**Aim of the task:**
Repeat all the material exactly; pictures stay out of your copy.
────────────────
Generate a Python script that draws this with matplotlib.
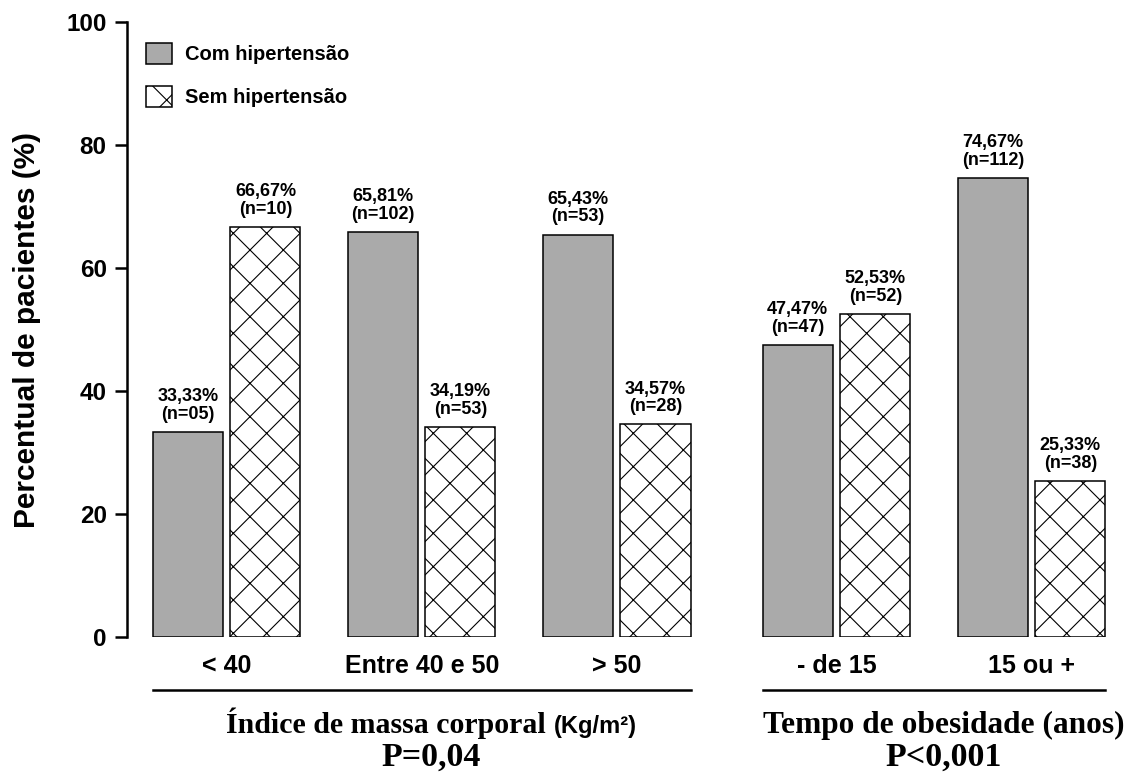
import matplotlib
matplotlib.use("Agg")
import matplotlib.pyplot as plt
import numpy as np

# dados
categorias = ["< 40", "Entre 40 e 50", "> 50", "- de 15", "15 ou +"]
com_hip = [33.33, 65.81, 65.43, 47.47, 74.67]
sem_hip = [66.67, 34.19, 34.57, 52.53, 25.33]
n_com = [5, 102, 53, 47, 112]
n_sem = [10, 53, 28, 52, 38]
yticks = [0, 20, 40, 60, 80, 100]

plt.rcParams['hatch.linewidth'] = 0.8
sans = 'Liberation Sans'
serif = 'Liberation Serif'

fig = plt.figure(figsize=(11.38, 7.78), dpi=100)
ax = fig.add_axes([127/1138, 141/778, 1003/1138, 615/778])

# posicoes dos grupos (espaco extra entre IMC e tempo de obesidade)
pos = np.array([0, 1, 2, 3.127, 4.127])
w = 0.359
d = 0.1987

ax.bar(pos - d, com_hip, w, color='#aaaaaa', edgecolor='black', linewidth=1.1,
       label='Com hipertensão')
ax.bar(pos + d, sem_hip, w, color='white', edgecolor='black', linewidth=1.1,
       hatch='x', label='Sem hipertensão')

def fmt(v, n):
    return f"{v:.2f}".replace('.', ',') + f"%\n(n={n:02d})"

for x, v, n in zip(pos - d, com_hip, n_com):
    ax.text(x, v + 1.5, fmt(v, n), ha='center', va='bottom', fontsize=13,
            fontweight='bold', family=sans, linespacing=1.05)
for x, v, n in zip(pos + d, sem_hip, n_sem):
    ax.text(x, v + 1.5, fmt(v, n), ha='center', va='bottom', fontsize=13,
            fontweight='bold', family=sans, linespacing=1.05)

ax.set_xlim(-0.5115, 4.632)
ax.set_ylim(0, 100)
ax.set_yticks(yticks)
ax.set_yticklabels([str(t) for t in yticks], fontsize=17.5, fontweight='bold', family=sans)
ax.tick_params(axis='y', length=8.6, width=1.8, pad=6)
ax.set_xticks([])
for s in ['top', 'right', 'bottom']:
    ax.spines[s].set_visible(False)
ax.spines['left'].set_linewidth(1.8)
ax.set_ylabel('Percentual de pacientes (%)', fontsize=21.5, fontweight='bold',
              family=sans, labelpad=18)

# rotulos das categorias
for x, c in zip(pos, categorias):
    ax.text(x, -4.7, c, ha='center', va='center', fontsize=18, fontweight='bold',
            family=sans, clip_on=False)

# linhas sob os grupos
ax.plot([pos[0] - d - w/2, pos[2] + d + w/2], [-8.6, -8.6], color='black', lw=1.8,
        clip_on=False)
ax.plot([pos[3] - d - w/2, pos[4] + d + w/2], [-8.6, -8.6], color='black', lw=1.8,
        clip_on=False)

# titulos dos grupos
off = 0.05
renderer = fig.canvas.get_renderer()
xc1 = pos[1] + off
t1 = ax.text(xc1, -15.6, 'Índice de massa corporal ', ha='left', va='baseline',
             fontsize=21.5, fontweight='bold', family=serif, clip_on=False)
t2 = ax.text(xc1, -15.6, '(Kg/m²)', ha='left', va='baseline', fontsize=17,
             fontweight='bold', family=sans, clip_on=False)
w1 = t1.get_window_extent(renderer).width
w2 = t2.get_window_extent(renderer).width
px = ax.transData.transform((xc1, 0))[0]
start = px - (w1 + w2) / 2
inv = ax.transData.inverted()
t1.set_x(inv.transform((start, 0))[0])
t2.set_x(inv.transform((start + w1, 0))[0])

xc2 = (pos[3] + pos[4]) / 2 + off
ax.text(xc2, -15.6, 'Tempo de obesidade (anos)', ha='center', va='baseline',
        fontsize=22.6, fontweight='bold', family=serif, clip_on=False)
ax.text(xc1, -21.0, 'P=0,04', ha='center', va='baseline', fontsize=24.5,
        fontweight='bold', family=serif, clip_on=False)
ax.text(xc2, -21.0, 'P<0,001', ha='center', va='baseline', fontsize=24.5,
        fontweight='bold', family=serif, clip_on=False)

ax.legend(loc='upper left', bbox_to_anchor=(0.019, 0.966), frameon=False,
          prop={'family': sans, 'weight': 'bold', 'size': 14.5},
          handlelength=1.3, handleheight=1.2, labelspacing=1.1,
          handletextpad=0.65, borderaxespad=0, borderpad=0)

fig.savefig('out.png', dpi=100)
────────────────
**Output of the exercise:**
Generate a Python script that draws this with matplotlib.
import matplotlib
matplotlib.use("Agg")
import matplotlib.pyplot as plt
import numpy as np

# dados
categorias = ["< 40", "Entre 40 e 50", "> 50", "- de 15", "15 ou +"]
com_hip = [33.33, 65.81, 65.43, 47.47, 74.67]
sem_hip = [66.67, 34.19, 34.57, 52.53, 25.33]
n_com = [5, 102, 53, 47, 112]
n_sem = [10, 53, 28, 52, 38]
yticks = [0, 20, 40, 60, 80, 100]

plt.rcParams['hatch.linewidth'] = 0.8
sans = 'Liberation Sans'
serif = 'Liberation Serif'

fig = plt.figure(figsize=(11.38, 7.78), dpi=100)
ax = fig.add_axes([127/1138, 141/778, 1003/1138, 615/778])

# posicoes dos grupos (espaco extra entre IMC e tempo de obesidade)
pos = np.array([0, 1, 2, 3.127, 4.127])
w = 0.359
d = 0.1987

ax.bar(pos - d, com_hip, w, color='#aaaaaa', edgecolor='black', linewidth=1.1,
       label='Com hipertensão')
ax.bar(pos + d, sem_hip, w, color='white', edgecolor='black', linewidth=1.1,
       hatch='x', label='Sem hipertensão')

def fmt(v, n):
    return f"{v:.2f}".replace('.', ',') + f"%\n(n={n:02d})"

for x, v, n in zip(pos - d, com_hip, n_com):
    ax.text(x, v + 1.5, fmt(v, n), ha='center', va='bottom', fontsize=13,
            fontweight='bold', family=sans, linespacing=1.05)
for x, v, n in zip(pos + d, sem_hip, n_sem):
    ax.text(x, v + 1.5, fmt(v, n), ha='center', va='bottom', fontsize=13,
            fontweight='bold', family=sans, linespacing=1.05)

ax.set_xlim(-0.5115, 4.632)
ax.set_ylim(0, 100)
ax.set_yticks(yticks)
ax.set_yticklabels([str(t) for t in yticks], fontsize=17.5, fontweight='bold', family=sans)
ax.tick_params(axis='y', length=8.6, width=1.8, pad=6)
ax.set_xticks([])
for s in ['top', 'right', 'bottom']:
    ax.spines[s].set_visible(False)
ax.spines['left'].set_linewidth(1.8)
ax.set_ylabel('Percentual de pacientes (%)', fontsize=21.5, fontweight='bold',
              family=sans, labelpad=18)

# rotulos das categorias
for x, c in zip(pos, categorias):
    ax.text(x, -4.7, c, ha='center', va='center', fontsize=18, fontweight='bold',
            family=sans, clip_on=False)

# linhas sob os grupos
ax.plot([pos[0] - d - w/2, pos[2] + d + w/2], [-8.6, -8.6], color='black', lw=1.8,
        clip_on=False)
ax.plot([pos[3] - d - w/2, pos[4] + d + w/2], [-8.6, -8.6], color='black', lw=1.8,
        clip_on=False)

# titulos dos grupos
off = 0.05
renderer = fig.canvas.get_renderer()
xc1 = pos[1] + off
t1 = ax.text(xc1, -15.6, 'Índice de massa corporal ', ha='left', va='baseline',
             fontsize=21.5, fontweight='bold', family=serif, clip_on=False)
t2 = ax.text(xc1, -15.6, '(Kg/m²)', ha='left', va='baseline', fontsize=17,
             fontweight='bold', family=sans, clip_on=False)
w1 = t1.get_window_extent(renderer).width
w2 = t2.get_window_extent(renderer).width
px = ax.transData.transform((xc1, 0))[0]
start = px - (w1 + w2) / 2
inv = ax.transData.inverted()
t1.set_x(inv.transform((start, 0))[0])
t2.set_x(inv.transform((start + w1, 0))[0])

xc2 = (pos[3] + pos[4]) / 2 + off
ax.text(xc2, -15.6, 'Tempo de obesidade (anos)', ha='center', va='baseline',
        fontsize=22.6, fontweight='bold', family=serif, clip_on=False)
ax.text(xc1, -21.0, 'P=0,04', ha='center', va='baseline', fontsize=24.5,
        fontweight='bold', family=serif, clip_on=False)
ax.text(xc2, -21.0, 'P<0,001', ha='center', va='baseline', fontsize=24.5,
        fontweight='bold', family=serif, clip_on=False)

ax.legend(loc='upper left', bbox_to_anchor=(0.019, 0.966), frameon=False,
          prop={'family': sans, 'weight': 'bold', 'size': 14.5},
          handlelength=1.3, handleheight=1.2, labelspacing=1.1,
          handletextpad=0.65, borderaxespad=0, borderpad=0)

fig.savefig('out.png', dpi=100)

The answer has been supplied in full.